Klaus Töpfer verwies darauf, dass die so genannte weiße Industrie, der Fremdenverkehr die wasserintensivste Industrie ist. Es gibt viele Beispiel, wo Hotels direkt am Meer errichten wurden, aber natürlich gleichzeitig große Swimming Pools angelegt wurden. Und wo badet die Mehrzahl der Touristen? In den Swimming Pools.
Er warnte vor den vielen positiv besetzten Labels außerhalb des Massentourismus. Es gibt wahrlich keinen Mangel an wohlklingenden Adjektiven, aber sie sind stets auch ein Teil der Werbung. Mit einer kleinen Weisheit zum Wesen des anderen Reisen beendete er seine Ausführungen: Das schwierige am Laufen ist das Innehalten.

Die Afrikaangebote im Reisepavillon wollten mich nicht überzeugen. Es waren vor allem Angebote für Individualreisende, also Rucksackreisen auf höherem Niveau. Da waren die Informationsstände von UNEP, Deutsche Stiftung Weltbevölkerung und Amnesty International für mich interessanter. Die interessanten Informationen aus afrikanischen Reisezielen werden eher in den Vorträgen, Filmen, Diskussionen und Workshops geboten. Doch mehr als drei Stunden an den Ständen war keine Aufnahmefähigkeit mehr vorhanden.

Habe reichlich Material für die Exkursionen im Rahmen des Europa-Kolleg 2007 und für meine Reise nach Sibiu und Barcelona gesammelt.
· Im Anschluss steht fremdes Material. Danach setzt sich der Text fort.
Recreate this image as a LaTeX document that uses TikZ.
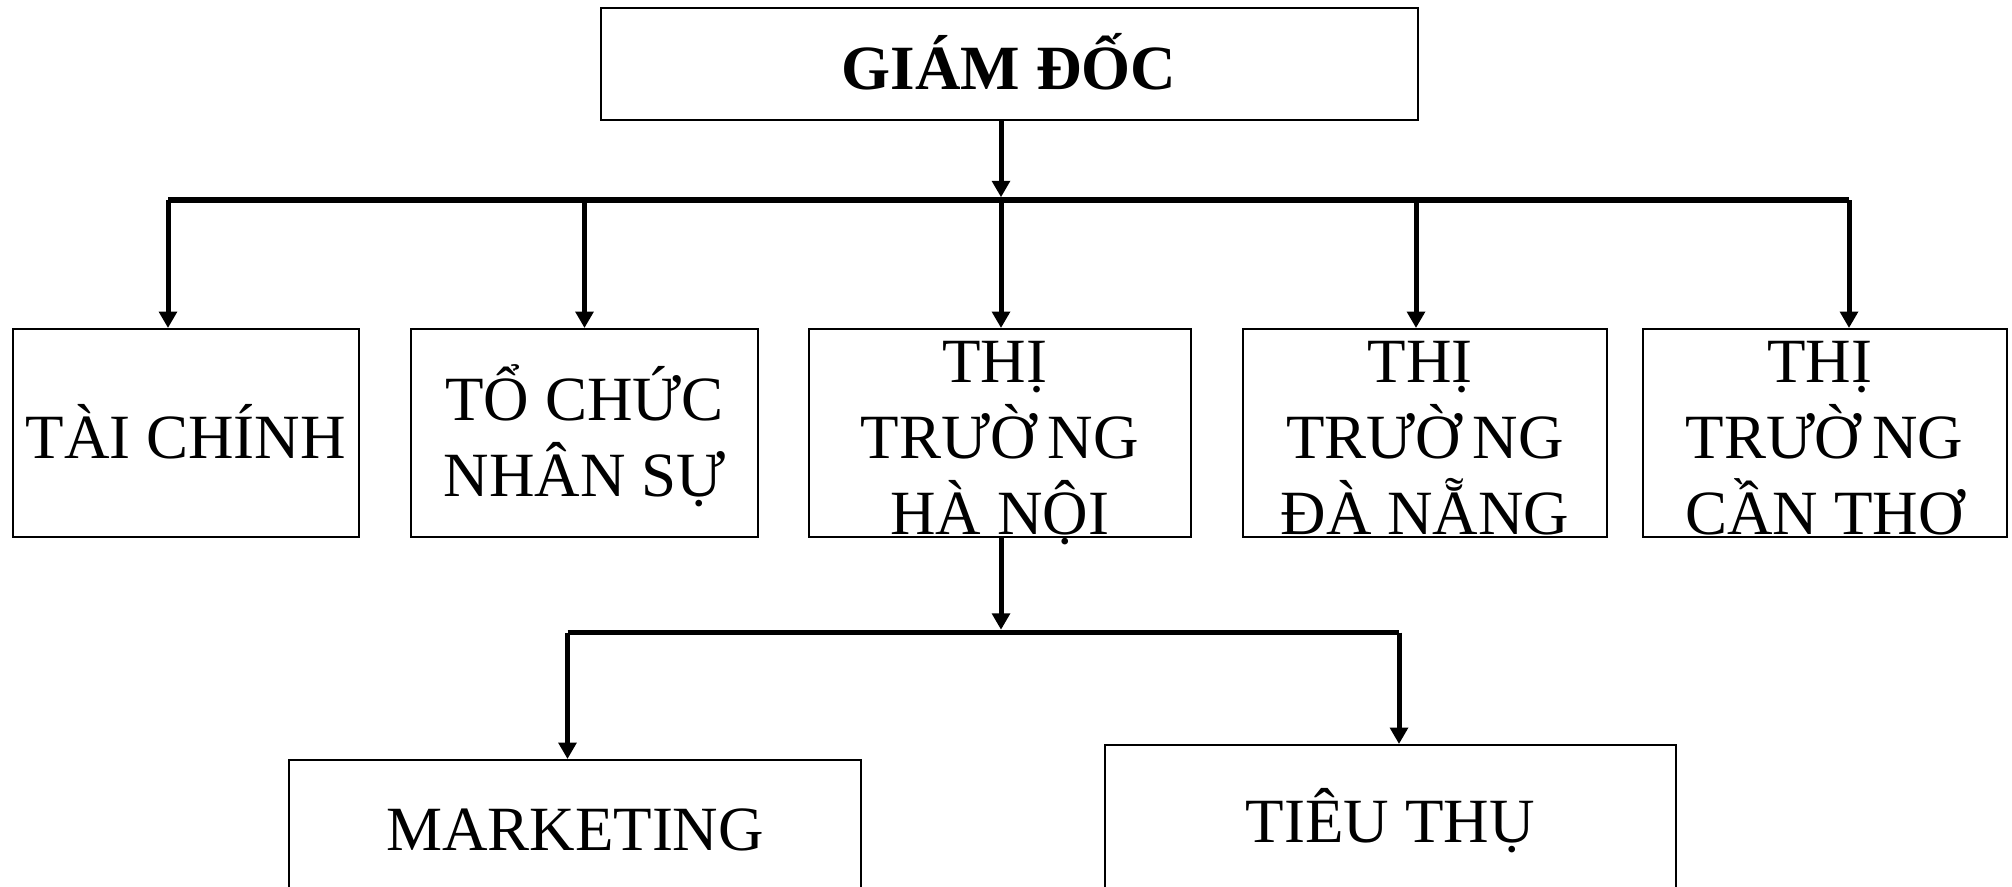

Sibiu ist Capitală Culturală Europeană 2007 und Veranstalter der Dritten Ökumenischen Konferenz Europas und war mit einem Stand auf der Reisemesse vertreten. Natürlich waren die beiden Ansprechpartner aus Sibiu Absolventen der Deutsche Schule Samuel-von-Brukenthal-Gymnasium.

Mit einem Lächeln, Broschüren und Stadtplänen ging es zurück in die Wohnung.